Quel soprannome? “Ero già così da piccolo - aveva raccontato lui in passato -, crescendo non potevo che perfezionarmi. Ci tengo, mi piace. Anche all’allenamento mi presento in giacca e camicia, mise non così diffusa tra i ragazzi della mia età”. Chiamato “Piccolo Lord” per la prima volta da Balzaretti (al tempo compagno di Juve e di Nazionale) poi lui, Marchisio, si è sempre accontento a metà di quel nomignolo, perché è anche vero che “se sul campo sei visto come un principino qualcosa non va, magari sei troppo lezioso. Allora io sono 50 per cento fabbro e 50 per cento principe”. Per mettere tutti d’accordo. Come ha sempre fatto in campo, non da “raffinato trequartista” come mai si è definito, ma da centrocampista totale, all’occorrenza regista, sempre indicato tra i top player d’Europa. Corretto (una sola espulsione in carriera al primo anno di B).

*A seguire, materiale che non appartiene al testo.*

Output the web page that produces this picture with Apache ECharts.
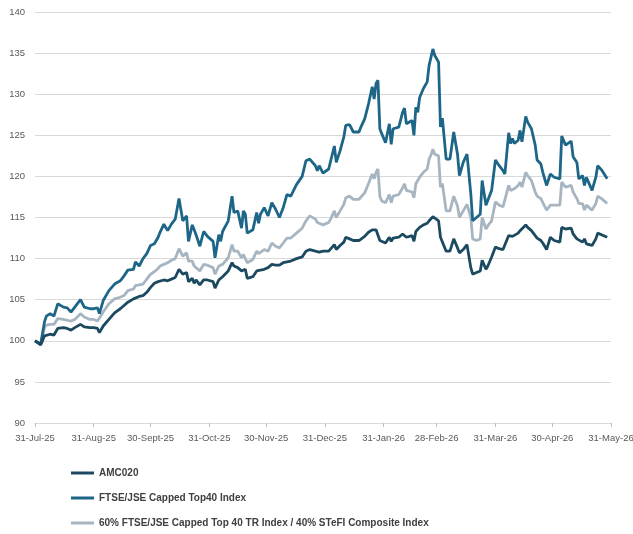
<!DOCTYPE html>
<html>
<head>
<meta charset="utf-8">
<script src="https://cdn.jsdelivr.net/npm/echarts@6/dist/echarts.min.js"></script>
<style>
html,body{margin:0;padding:0;background:#fff;overflow:hidden;width:633px;height:534px;}
#chart{width:633px;height:534px;display:block;}
</style>
</head>
<body>
<div id="chart"></div>
<script>
var dates = [
'2025-07-31','2025-08-03','2025-08-05','2025-08-06','2025-08-08','2025-08-10','2025-08-12','2025-08-15','2025-08-17','2025-08-19',
'2025-08-21','2025-08-24','2025-08-26','2025-08-29','2025-08-31','2025-09-02','2025-09-03','2025-09-05','2025-09-08','2025-09-11',
'2025-09-14','2025-09-16','2025-09-18','2025-09-21','2025-09-22','2025-09-24','2025-09-26','2025-09-28','2025-09-30','2025-10-02',
'2025-10-04','2025-10-05','2025-10-07','2025-10-09','2025-10-11','2025-10-13','2025-10-15','2025-10-17','2025-10-19','2025-10-20',
'2025-10-22','2025-10-23','2025-10-24','2025-10-26','2025-10-28','2025-10-30','2025-10-31','2025-11-02','2025-11-03','2025-11-05',
'2025-11-06','2025-11-07','2025-11-10','2025-11-12','2025-11-13','2025-11-15','2025-11-17','2025-11-18','2025-11-19','2025-11-20',
'2025-11-23','2025-11-25','2025-11-26','2025-11-27','2025-11-29','2025-12-01','2025-12-03','2025-12-05','2025-12-07','2025-12-09',
'2025-12-11','2025-12-13','2025-12-16','2025-12-19','2025-12-21','2025-12-23','2025-12-26','2025-12-27','2025-12-28','2025-12-30',
'2026-01-02','2026-01-03','2026-01-05','2026-01-06','2026-01-08','2026-01-10','2026-01-11','2026-01-13','2026-01-15','2026-01-18',
'2026-01-19','2026-01-21','2026-01-23','2026-01-25','2026-01-26','2026-01-27','2026-01-28','2026-01-29','2026-01-30','2026-02-01',
'2026-02-03','2026-02-04','2026-02-05','2026-02-08','2026-02-10','2026-02-11','2026-02-12','2026-02-15','2026-02-16','2026-02-17',
'2026-02-18','2026-02-19','2026-02-21','2026-02-23','2026-02-24','2026-02-25','2026-02-26','2026-02-27','2026-03-01','2026-03-02',
'2026-03-03','2026-03-05','2026-03-07','2026-03-09','2026-03-11','2026-03-12','2026-03-14','2026-03-16','2026-03-18','2026-03-19',
'2026-03-21','2026-03-23','2026-03-24','2026-03-26','2026-03-27','2026-03-29','2026-03-31','2026-04-02','2026-04-04','2026-04-05',
'2026-04-07','2026-04-08','2026-04-09','2026-04-10','2026-04-12','2026-04-13','2026-04-14','2026-04-16','2026-04-17','2026-04-19',
'2026-04-21','2026-04-22','2026-04-24','2026-04-25','2026-04-27','2026-04-29','2026-05-01','2026-05-04','2026-05-05','2026-05-07',
'2026-05-08','2026-05-10','2026-05-11','2026-05-13','2026-05-14','2026-05-16','2026-05-17','2026-05-18','2026-05-21','2026-05-23',
'2026-05-24','2026-05-26','2026-05-29'
];

var ftseTop40 = [
100,99.6,102.3,103,103.3,103,104.5,104.1,104,103.5,
104.1,105,104.1,103.9,103.9,104,103.3,104.9,106.1,106.9,
107.3,107.9,108.6,108.7,109.6,109.1,110,110.6,111.6,111.8,
112.6,113.2,114.2,113.4,114.2,114.8,117.3,114.6,115.2,112.1,
114.1,113.5,112.9,111.5,113.3,112.7,112.5,112.1,110.1,112.9,
112.1,113.3,114.6,117.6,115.6,115.8,113.7,115.8,115.4,113.1,
113.5,115.6,114.3,115.4,116.2,115.2,116.8,116,115,116.2,
117.8,117.6,119,120,121.9,122.1,121.3,120.7,121.3,120.4,
120.9,121.1,123.7,121.7,123.1,124.8,126.2,126.3,125.4,125.4,
126,127,128.8,130.9,129.4,131.3,131.7,125.8,125.2,124.1,
126.4,123.9,125.8,126,127.8,128.3,126.4,126.8,125,128.4,
127.8,129.6,130.7,131.5,133.5,133.7,135.5,134.7,133.9,126,
127.1,122.1,122.1,125.4,122.7,120.1,121.7,122.7,117.9,114.6,
115,115.4,119.5,116.5,117.1,118.3,122,121.3,120.7,120.3,
125.3,124,124.6,124,124.4,125.6,124.2,127.3,126.6,125.8,
123.8,122,121.5,120.5,118.9,120.3,119.9,119.7,124.9,123.8,
124,124.3,122.4,121.7,119.7,120.1,118.9,119.9,118.3,119.9,
121.3,120.8,119.7
];

var blended = [
100,99.6,101.6,101.9,102,102,102.7,102.6,102.5,102.4,
102.6,103.3,102.9,102.6,102.6,102.4,102.2,103.5,104.5,105.1,
105.3,105.5,106.1,106.3,106.7,106.8,106.9,107.5,108.1,108.4,
108.8,109.1,109.3,109.5,109.8,110,111.2,110.3,110.7,109.7,
109.7,109.1,109.3,108.5,109.3,109.2,109.1,108.9,108.1,109.1,
109.2,109.3,110.1,111.7,110.9,110.9,110.1,110.5,110.7,109.5,
109.9,110.9,110.6,110.5,111.1,110.9,111.9,111.5,111.3,111.9,
112.5,112.5,113.1,113.7,114.6,115.2,114.8,114.4,114.3,114.1,
114.4,114.8,115.8,115,115.8,116.6,117.4,117.6,117.2,117.2,
117.5,118,119.1,120.3,119.7,120.5,120.9,117.6,117,116.8,
117.8,116.8,117.6,117.8,118.6,119.1,118.3,118.1,117.4,119.1,
119.3,119.9,120.5,120.9,122.1,122.6,123.3,122.7,122.5,118.7,
119.1,115.8,115.8,117.6,116.4,115,115.8,116.6,115,112.4,
112.2,112.4,115,113.6,114,114.6,116.9,116.5,116.3,116.1,
118.9,118.3,118.4,118.5,118.9,119.3,118.7,120.5,120.1,119.5,
118.1,117.6,117.3,116.8,115.9,116.5,116.5,116.5,119.3,118.7,
118.8,118.9,118.1,117.3,116.7,116.7,115.9,116.5,115.9,116.7,
117.6,117.3,116.7
];

var amc020 = [
100,99.5,100.6,100.7,100.8,100.7,101.5,101.6,101.5,101.3,
101.6,102,101.7,101.6,101.6,101.5,101,101.8,102.6,103.4,
103.9,104.3,104.7,105.1,105.3,105.4,105.5,105.9,106.5,107,
107.2,107.3,107.4,107.3,107.5,107.7,108.7,108.1,108.3,107.2,
107.6,107,107.4,106.8,107.4,107.4,107.4,107.2,106.4,107.4,
107.6,107.8,108.5,109.5,109.1,108.9,108.5,108.6,108.7,107.6,
107.8,108.5,108.5,108.6,108.7,108.9,109.3,109.2,109.2,109.5,
109.6,109.7,110,110.2,110.9,111.1,110.9,110.7,110.8,110.9,
110.9,110.9,111.7,111.1,111.6,112,112.6,112.4,112.2,112.2,
112.4,112.7,113.2,113.5,113.4,113.5,113.6,112.2,112.1,111.9,
112.6,112.1,112.5,112.6,113,113.2,112.6,112.8,112.1,113.3,
113.4,113.8,114.1,114.3,114.6,114.8,115.1,114.9,114.6,112.6,
112.4,110.9,110.9,112.4,111.3,110.7,111.1,111.7,108.9,108.1,
108.3,108.5,109.8,108.7,109.1,110.2,111.4,111.2,111.1,111,
112.8,112.6,112.7,112.8,113.1,113.4,113.2,114.1,113.8,113.4,
112.8,112.5,112.2,111.9,111.1,112.6,112.2,112,113.8,113.6,
113.6,113.7,113,112.4,112.2,112,112.4,111.8,111.6,112.4,
113.1,112.9,112.6
];

var tickDates = ['2025-07-31','2025-08-31','2025-09-30','2025-10-31','2025-11-30','2025-12-31','2026-01-31','2026-02-28','2026-03-31','2026-04-30','2026-05-31'];
var tickLabels = ['31-Jul-25','31-Aug-25','30-Sept-25','31-Oct-25','30-Nov-25','31-Dec-25','31-Jan-26','28-Feb-26','31-Mar-26','30-Apr-26','31-May-26'];
var seriesNames = ['AMC020','FTSE/JSE Capped Top40 Index','60% FTSE/JSE Capped Top 40 TR Index / 40% STeFI Composite Index'];

function toTs(s){ var p = s.split('-'); return Date.UTC(+p[0], +p[1]-1, +p[2]); }
var tickTs = tickDates.map(toTs);
function pairs(vals){ return vals.map(function(v,i){ return [toTs(dates[i]), v]; }); }

var font = '"Liberation Sans", Arial, sans-serif';
var chart = echarts.init(document.getElementById('chart'), null, {renderer:'canvas', width:633, height:534});
chart.setOption({
  animation:false,
  backgroundColor:'#ffffff',
  grid:{left:35, right:22, top:12, height:411, containLabel:false, outerBoundsMode:'none'},
  xAxis:{
    type:'value',
    min: tickTs[0],
    max: tickTs[tickTs.length-1],
    axisLine:{show:true, lineStyle:{color:'#d9d9d9', width:1}},
    axisTick:{show:true, customValues: tickTs, length:4, lineStyle:{color:'#bfbfbf'}},
    axisLabel:{
      customValues: tickTs,
      margin:10,
      color:'#595959',
      fontFamily:font,
      fontSize:9.5,
      hideOverlap:false,
      showMinLabel:true,
      showMaxLabel:true,
      formatter:function(v){
        for (var i=0;i<tickTs.length;i++){ if (Math.abs(tickTs[i]-v) < 3600000*12) return tickLabels[i]; }
        return '';
      }
    },
    splitLine:{show:false}
  },
  yAxis:{
    type:'value',
    min:90, max:140, interval:5,
    axisLine:{show:false},
    axisTick:{show:false},
    axisLabel:{color:'#595959', fontFamily:font, fontSize:9.5, margin:10},
    splitLine:{show:true, lineStyle:{color:'#d9d9d9', width:1}}
  },
  legend:{
    orient:'vertical',
    left:71, top:467,
    padding:0,
    height:70,
    itemWidth:23, itemHeight:3,
    itemGap:13,
    icon:'rect',
    data: seriesNames,
    textStyle:{fontFamily:font, fontSize:10, fontWeight:'bold', color:'#404040', lineHeight:12}
  },
  series:[
    {name:seriesNames[0], type:'line', showSymbol:false, data:pairs(amc020), color:'#1b4a60', lineStyle:{width:2.8, color:'#1b4a60'}, z:3},
    {name:seriesNames[1], type:'line', showSymbol:false, data:pairs(ftseTop40), color:'#1d6687', lineStyle:{width:2.8, color:'#1d6687'}, z:2},
    {name:seriesNames[2], type:'line', showSymbol:false, data:pairs(blended), color:'#a7b5c1', lineStyle:{width:2.8, color:'#a7b5c1'}, z:1}
  ]
});
</script>
</body>
</html>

E anche sulla copertina di Fifa 13 dove insieme a Messi c’è lui. Omaggio mica da ridere. Come i tanti che lo stesso Marchisio ha lasciato sul suo profilo Instagram in questi anni. Mai saltata una ricorrenza, ma dimenticatosi di inneggiare ai colori bianconeri. Prima da tifoso e poi da giocatore di quel club. Le foto, sparse ma presenti, sono quelle di Boniperti e dell’Avvocato Agnelli: “Racconta a un bambino di loro e gli avrai colorato il cuore di bianco e nero per tutta la vita”. Più le foto dei nemici, solo sul campo. Dal Grande Torino, "invincibili ma soprattutto impossibili da dimenticare”, a Paolo Maldini, e gli auguri dei 50 anni per “un fenomeno, un esempio da seguire, una storia da sognare, una leggenda da onorare”. In tre aggettivi: elegante, sportivo e signore. Principe, anche senza quel diminutivo. Autentico simbolo di una Juve che lascia solo sul campo, ma che continuerà a portare nel cuore.